Conflict of Interest?

Nonetheless, if institutional knowledge is valued by the authorities over absolute agent autonomy, can we still realistically expect an ‘independent’ investigation?

Perhaps such a seemingly paradoxical premise is plausible. Take for example the internal affairs division in the U.S. Although they come under the Police department, they are tasked to investigate breaches of professional conduct by officers in the force. However, that falls into the realm of personal liability and not institutional deficiencies. Because of this, I share Mr Wang’s discomfort over the appointment of Dr Choong as such deficiencies may have indirectly resulted from poor planning and resource allocation by the upper echelons of the MHA (her current colleagues and bosses?). As such, Dr Choong may operate ‘independently’ (as her day-to-day job probably has more to do with keeping security threats out rather than in) but can she operate ‘objectively’?

Alas, as the days count down to the release of the report, the debate over who should or should not be included becomes more and more academic; leaving us with the resulting report as the only marker of how “objective, balanced and comprehensive” the COI was. Perhaps only then, the independence (or lack thereof) of the investigation will be perceptible to all.

Update: Taken from the Today paper 6 March

"..... The Minister has also established a Committee of Inquiry under the Prisons Act, to discover specifically how the escape occurred and to recommend appropriate actions to prevent such an incident from occurring again...

.... However, the complete facts and circumstances addressing fully the question of how Mas Selamat escaped is now the subject of a criminal investigation and more so, an inquiry by a Committee of Inquiry. We should await their findings.""

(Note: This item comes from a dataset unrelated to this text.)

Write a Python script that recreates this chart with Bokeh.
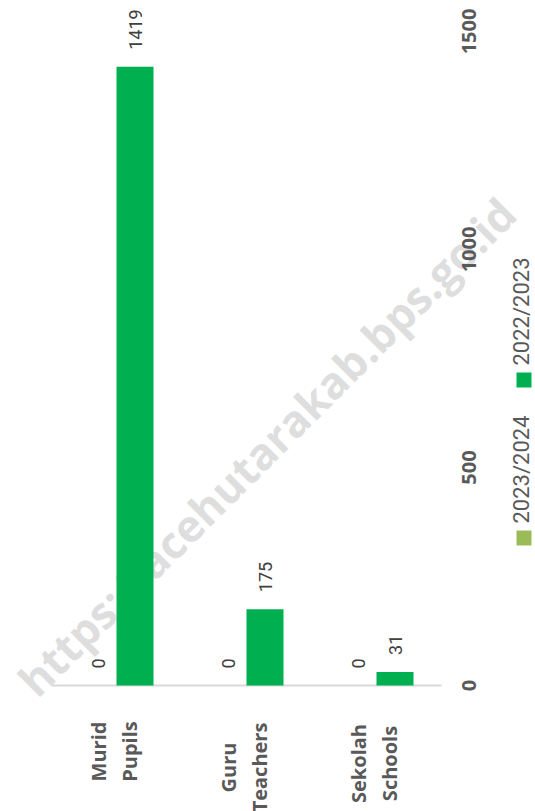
import math
from bokeh.plotting import figure
from bokeh.models import Range1d
from bokeh.core.properties import value
from bokeh.embed import file_html
from bokeh.resources import INLINE

# ---------------- data ----------------
cat_line1 = ["Murid", "Guru", "Sekolah"]
cat_line2 = ["Pupils", "Teachers", "Schools"]
series_names = ["2023/2024", "2022/2023"]
values_2023_2024 = [0, 0, 0]
values_2022_2023 = [1419, 175, 31]
value_ticks = [0, 500, 1000, 1500]
series_colors = ["#9BBB59", "#00B050"]
watermark = "https://acehutarakab.bps.go.id"

# ---------------- layout ----------------
W, H = 535, 811
ORIGIN = 0            # page offset of the figure
PX_X = 130.0          # pixels per category unit
PX_Y = 0.436          # pixels per value unit
X0_PAGE = 116.0       # page x of first category centre
Y0_PAGE = 685.0       # page y of value 0

def dx(px):   # page x -> data x
    return (px - X0_PAGE) / PX_X

def dy(py):   # page y -> data y
    return (Y0_PAGE - py) / PX_Y

p = figure(width=W, height=H, output_backend="svg", toolbar_location=None,
           x_range=Range1d(dx(ORIGIN), dx(ORIGIN + W)),
           y_range=Range1d(dy(ORIGIN + H), dy(ORIGIN)),
           min_border=0, min_border_left=0, min_border_right=0,
           min_border_top=0, min_border_bottom=0)
p.xaxis.visible = False
p.yaxis.visible = False
p.xgrid.visible = False
p.ygrid.visible = False
p.outline_line_color = None
p.background_fill_color = "white"
p.border_fill_color = "white"

idx = list(range(len(cat_line1)))
off = 18.5 / PX_X
bw = 37 / PX_X

# watermark (behind everything)
p.text(x=[dx(266)], y=[dy(446)], text=[watermark], angle=math.pi / 4,
       text_align="center", text_baseline="middle",
       text_font=value("Open Sans"), text_font_style="bold",
       text_font_size="44px", text_color="#dedede")

# baseline
p.segment(x0=[-0.5], y0=[0], x1=[len(idx) - 0.5], y1=[0],
          line_color="#d9d9d9", line_width=2)

# bars
x_a = [i - off for i in idx]
x_b = [i + off for i in idx]
p.vbar(x=x_a, top=values_2023_2024, bottom=0, width=bw,
       fill_color=series_colors[0], line_color=None)
p.vbar(x=x_b, top=values_2022_2023, bottom=0, width=bw,
       fill_color=series_colors[1], line_color=None)

# value labels
for xs, vs in ((x_a, values_2023_2024), (x_b, values_2022_2023)):
    p.text(x=xs, y=vs, text=[str(v) for v in vs], angle=math.pi / 2,
           y_offset=-17, text_align="left", text_baseline="middle",
           text_font=value("Roboto"), text_font_size="18px",
           text_color="#404040")

# category labels (two lines, rotated)
label_center_page = [751, 767, 763]
cy = [dy(v) for v in label_center_page]
p.text(x=[i - 18 / PX_X for i in idx], y=cy, text=cat_line1, angle=math.pi / 2,
       text_align="center", text_baseline="middle",
       text_font=value("Open Sans"), text_font_style="bold",
       text_font_size="20px", text_color="#595959")
p.text(x=[i + 13 / PX_X for i in idx], y=cy, text=cat_line2, angle=math.pi / 2,
       text_align="center", text_baseline="middle",
       text_font=value("Open Sans"), text_font_style="bold",
       text_font_size="20px", text_color="#595959")

# value tick labels
p.text(x=[dx(468)] * len(value_ticks), y=value_ticks,
       text=[str(t) for t in value_ticks], angle=math.pi / 2,
       text_align="center", text_baseline="middle",
       text_font=value("Open Sans"), text_font_style="bold",
       text_font_size="20px", text_color="#595959")

# legend (rotated)
leg_sq_y = [dy(537.5), dy(379.5)]
leg_tx_y = [dy(523), dy(365)]
p.scatter(x=[dx(523.5)] * 2, y=leg_sq_y, marker="square", size=15,
          fill_color=series_colors, line_color=None)
p.text(x=[dx(521)] * 2, y=leg_tx_y, text=series_names, angle=math.pi / 2,
       text_align="left", text_baseline="middle",
       text_font=value("Roboto"), text_font_size="22px",
       text_color="#595959")

open("out.html", "w").write(file_html(p, INLINE))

Some sections found in the Prisons Act (chapter 247 of the Singapore Constitution)

Committee of inquiry

8. (1) Where it is expedient that the Minister, or such other person as the Minister may appoint to exercise the powers conferred upon the Minister by this Part, should be informed on any matter connected with the discipline, administration or functions of any prison or affecting any prisoner, the Minister or the person appointed by the Minister may convene a committee of inquiry.

Admissibility of evidence

15. No statement made in the course of any inquiry and no report of a committee of inquiry shall be admissible as evidence in any proceedings other than proceedings, whether criminal or disciplinary, for an offence of giving or fabricating false evidence under any written law.